Sunday, February 27, 2022

USCT: United States Colored Troops in the Civil War

After the Emancipation Proclamation was issued, regiments of Black troops were raised. The rank and file were northern freedmen and southerners who had first to escape from slavery, making their way to Union lines to enlist. They were not allowed to become officers. As far as I know, only one of the approximately 180,000 was commissioned, as a chaplain. To ensure that the Colored regiments had sufficient officers, white soldiers were given promotions to serve in the USCT. Some joined because they were abolitionists, some for the promotion and pay increase, and some for a combination of both. One unintended result was that most of the officers in the USCT were combat veterans and all had been in service for a while and knew how things should be done in a regiment.

 


The Black regiments started off with a burden. Many whites thought they would not be any good as soldiers. Any sign of hesitancy would be taken as proof of this. “If slaves will make good soldiers, our whole theory of slavery is wrong” said Howell Cobb, a founding member of the Confederacy who had also served as a Confederate general.
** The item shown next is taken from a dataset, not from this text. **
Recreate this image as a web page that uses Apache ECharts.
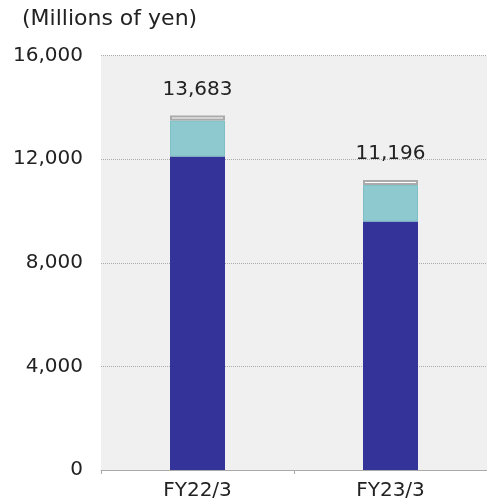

Many of the white volunteer regiments in the Civil War were green when first raised, unacquainted with the realities of combat, from top to bottom. But they didn’t carry the reputation of their race into battle. The 53rd Ohio failed in spectacular fashion at the battle of Shiloh in April 1862. Bullets whizzed through the trees. Colonel Appler, recently a well-to-do civilian and in his first fight, cried out “save yourselves” and rode to the rear. Most of the regiment heeded his words and took off. The three companies that didn’t hear him fell back when they found themselves facing the enemy alone. Appler later found a fallen tree to lay behind, moaning in fear. When one of his officers suggested taking the troops still around the colors back into the fight, Appler mounted his horse, cried "save yourselves" again and fled to the Tennessee River, as did many of his troops. He was later cashiered in disgrace. The 53rd Ohio was declared cowards and the “shame of Shiloh”, along with the 77th Ohio who also bolted early. Both regiments later improved their performance (a low bar) under more competent leadership. Other regiments on both sides would be found wanting, though the egregious failure of the 53rd heads the list. While the two regiments were discgraced, no one said this proved white men could not make good soldiers.

 

USCT regiments went into battle with that burden added to those that all green troops faced. They had strong motivation to fight the “slave power” (as many Unionists termed the Confederacy) and most of their officers had “seen the elephant” (Civil War slang for experiencing combat). Seasoned officers gave the green USCT regiments an advantage over the other green units. No Black regiment gave ground without first taking hard knocks. None questioned their valor after they went into combat, whether at Milliken Bend, Fort Wagner or Baton Rouge, all in 1863. They had additional burdens. If captured, they often faced summary execution, or, at best, return to slavery. If a Black regiment had behaved in any way like the 53rd Ohio, it would have been taken as "proof" of the inferiority of African Americans.

 

Many USCT regiments had the misfortune of serving under less than impressive higher command. Benjamin Butler, an adroit politician who respected his African-American troops, was deficient in the military skill department. Also deficient were Ambrose Burnside (Battle of the Crater 1864), Truman Seymour (Battle of Olustee 1864) and others. It must be said that many white troops also suffered under sub-prime generalship. But the 180,000 USCT troops fought valiantly. Any failings were at a higher level. They made an important contribution to the final Union victory.

 


Sergeant William Carney, 54th Massachusetts, and his Medal of Honor awarded 37 years after being badly wounded carrying the National colors  to and from the parapet during the assault on Fort Wagner.